História comum de um velho feliz |
Crônica do Cotidiano |
Olhei o prato do velho que atravessava o restaurante e pensei: arroz branco, feijão preto, batata frita, pastel, bifes, peixe frito e apenas alguns pequenos tomates. Tudo isso para o almoço de um velho aparentando 70 anos de idade. Imaginei toda aquela química diluindo-se no organismo do velho, as gorduras saturadas viajando no sangue, entupindo as veias.
Meu amigo Massa lembrou que toda esta fartura falta para muitas crianças e velhos abandonados pelo sistema econômico. É verdade, concluí, e segui comendo minha salada variada encharcada de azeite de oliva, bebendo meu suco e preparando-me para degustar as frutas do buffet. Eu, com apenas 45 anos, me cuidando com a alimentação.
O velho comeu com satisfação aquela pratarrada e serviu-se novamente, agora acrescentando salada de batata com maionese e almôndegas com molho.
Pediu outra garrafa de guaraná açucarado e depois foi aos doces. Serviu pudim, sagu, torta de bolacha, creme de leite sobre tudo e deliciou-se olhando as imagens dos gols da rodada na televisão pendurada no refeitório.
Arrematou toda aquela comilança com um cafezinho bem açucarado e na saída acendeu um cigarro para pegar a rua e caminhar lentamente. Não se preocupava com a saúde, não tinha medo da morte, entendia que já tinha vivido muito, criado filhos e netos, viajado a trabalho e a passeio por muitos lugares do Brasil e até do mundo. Esteve no Paraguai, Argentina, Uruguai, Chile e Estados Unidos a serviço de uma companhia de transportes de cargas que lhe aposentou aos 60 anos. Dizia aos amigos que estava no saldo da vida, sem mais ilusões.
Voltava para casa, dava uma sesteada até às 16 h e depois lia jornais e correspondências até às 18h quando ia encontrar gente no boteco da esquina do parque. Ali contavam histórias, escalavam os times, profetizavam quem ganharia o campeonato, olhavam o passar das mulheres e bebiam algo alcoólico para entorpecer a mente até o sono chegar. Sempre beliscando alguns salgadinhos no cair da noite.
Quantos dias foram assim para este e milhares de velhos da nossa velha cidade? Quantos dias seriam assim até a morte inevitável um dia chegar.

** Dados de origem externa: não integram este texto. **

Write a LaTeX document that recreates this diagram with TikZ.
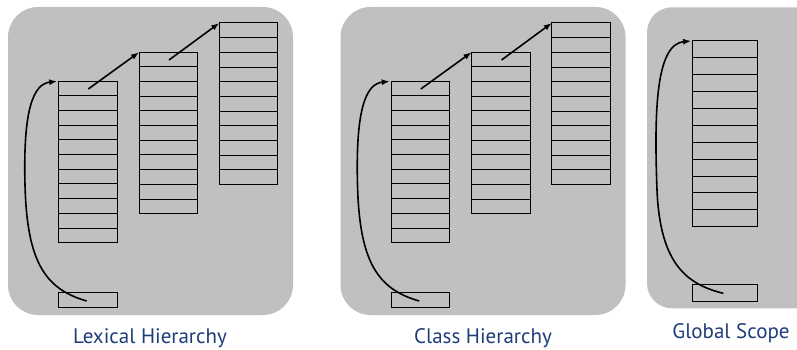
\documentclass[tikz,border=0pt]{standalone}
\usepackage{fontspec}
\setmainfont{PT Sans}
\usetikzlibrary{arrows.meta}
\definecolor{panelgray}{HTML}{C0C0C0}
\definecolor{labelblue}{HTML}{1E3C78}
\tikzset{
  x=1pt, y=-1pt,
  panel/.style={fill=panelgray, draw=none, rounded corners=#1},
  cell/.style={draw=black, line width=1pt},
  link/.style={draw=black, line width=1.6pt, -{Latex[length=8pt,width=6pt]}},
  caption/.style={text=labelblue, font=\fontsize{21}{24}\selectfont, inner sep=0pt},
  frame/.style={draw=none, inner sep=0pt, outer sep=0pt, anchor=north west}
}
% a stack of n cells: name, left, top, width, cell height, number of cells
\newcommand{\cellstack}[6]{%
  \node[frame, minimum width=#4pt, minimum height=#5*#6pt] (#1) at (#2,#3) {};
  \foreach \k in {1,...,#6}{%
    \draw[cell] (#2,{#3+(\k-1)*#5}) rectangle ({#2+#4},{#3+\k*#5});
  }%
}
\begin{document}
\begin{tikzpicture}
\useasboundingbox (0,0) rectangle (797,350);

% ---- lexical hierarchy ----
\fill[panel=30pt] (8,7) rectangle (293,315);
\cellstack{la}{58.7}{81.3}{58.6}{14.67}{11}
\cellstack{lb}{139}{52.3}{58.6}{14.67}{11}
\cellstack{lc}{219.3}{23}{58.4}{14.67}{11}
\cellstack{lbot}{58.7}{292.7}{58.6}{14.6}{1}
\coordinate (la-in) at (88.3,89);
\coordinate (lb-in) at (169,60);
\coordinate (lbot-in) at (86.7,301);
\draw[link] (la-in) -- (lb.north west);
\draw[link] (lb-in) -- (lc.north west);
\draw[link] (lbot-in) .. controls (45,289) and (27,262) .. (25,185)
  .. controls (23,110) and (33,84) .. ([xshift=-1.5pt]la.north west);
\node[caption] (lcap) at (150,338) {Lexical Hierarchy};

% ---- class hierarchy ----
\begin{scope}[xshift=332.5pt]
\fill[panel=30pt] (8,7) rectangle (293,315);
\cellstack{ca}{58.7}{81.3}{58.6}{14.67}{11}
\cellstack{cb}{139}{52.3}{58.6}{14.67}{11}
\cellstack{cc}{219.3}{23}{58.4}{14.67}{11}
\cellstack{cbot}{58.7}{292.7}{58.6}{14.6}{1}
\coordinate (ca-in) at (88.3,89);
\coordinate (cb-in) at (169,60);
\coordinate (cbot-in) at (86.7,301);
\draw[link] (ca-in) -- (cb.north west);
\draw[link] (cb-in) -- (cc.north west);
\draw[link] (cbot-in) .. controls (45,289) and (27,262) .. (25,185)
  .. controls (23,110) and (33,84) .. ([xshift=-1.5pt]ca.north west);
\node[caption] (ccap) at (150.5,338) {Class Hierarchy};
\end{scope}

% ---- global scope ----
\fill[panel=25pt] (647,7.3) rectangle (822,308.3);
\cellstack{ga}{692.7}{41}{65}{16.88}{11}
\cellstack{gbot}{692.7}{284}{65}{17}{1}
\coordinate (gbot-in) at (723.3,293.3);
\draw[link] (gbot-in) .. controls (685,284) and (660,262) .. (657,190)
  .. controls (654,110) and (656,44) .. ([xshift=-1.5pt]ga.north west);
\node[caption] (gcap) at (731,333) {Global Scope};
\end{tikzpicture}
\end{document}
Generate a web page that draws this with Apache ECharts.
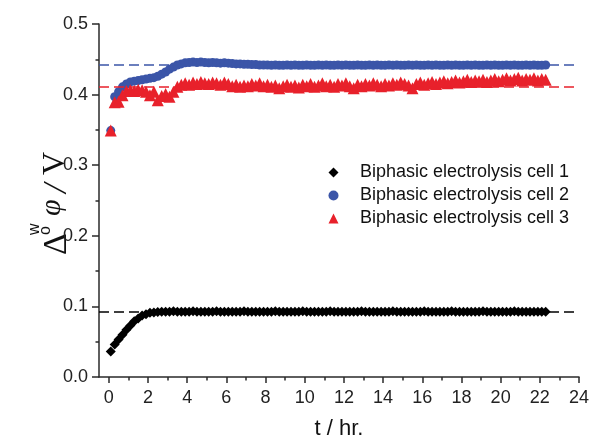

Este viúvo vivia assim em sua solidão irreparável. Num pequeno apartamento de 1 dormitório que ele limpava, organizava e passava seus dias. Às vezes era convidado para o churrasco dominical na casa de um filho ou neto que lembrava do velho. Suas manhãs eram de sono, até às 10h quando recomeçava o ritual de viver, banho, escova de dente, café, levar as roupas na lavanderia, escolher o restaurante, esperar o dia de ir no banco receber a aposentadoria, controlar as despesas.
Estava feliz. Confessava-se um vencedor. Nenhuma tragédia familiar. Vida simples e comum. Um orgulho: todos os filhos formados em universidades federais e com profissões.
Massa, o meu amigo professor de cavaquinho, disse-me: este cara jogou bola no Internacional nos anos 60. Ou melhor, foi no Grêmio Porto-alegrense onde era zagueiro, e dos melhores!
Ah não! Este cara foi vereador e deputado nos anos 70, se não me engano, remendou Massa, olhando o velho sair do restaurante na Avenida Borges. Massa estava confuso, também, acabara de completar seus 80 anos e ainda gostava de sorver um vinho barato nos botecos.
Vimos o velho algumas vezes ainda naquele bar, com seu prato cheio e sua cara despreocupada com a vida. Um semblante sério de poucos mas sinceros sorrisos. Depois não o vimos mais. Passaram-se meses e até comentei com o Massa: teria morrido, solitário, numa noite ou manhã qualquer? Teria se mudado para um outro bairro ou para uma casa na praia? Estaria num hospital, moribundo com as coronárias entupidas de gorduras? Estaria num asilo com outros velhos? Estaria vivendo com uma mulher em outra cidade?
A pergunta não teve nunca resposta até nossos dias atuais.
Segui comendo meu arroz integral, saladas, legumes e frutas, bebendo meus sucos e chás, porém sem ter certeza que viverei tantos anos como o velho feliz, como o velho Massa vivia, degustando seu vinho e tocando seu cavaquinho.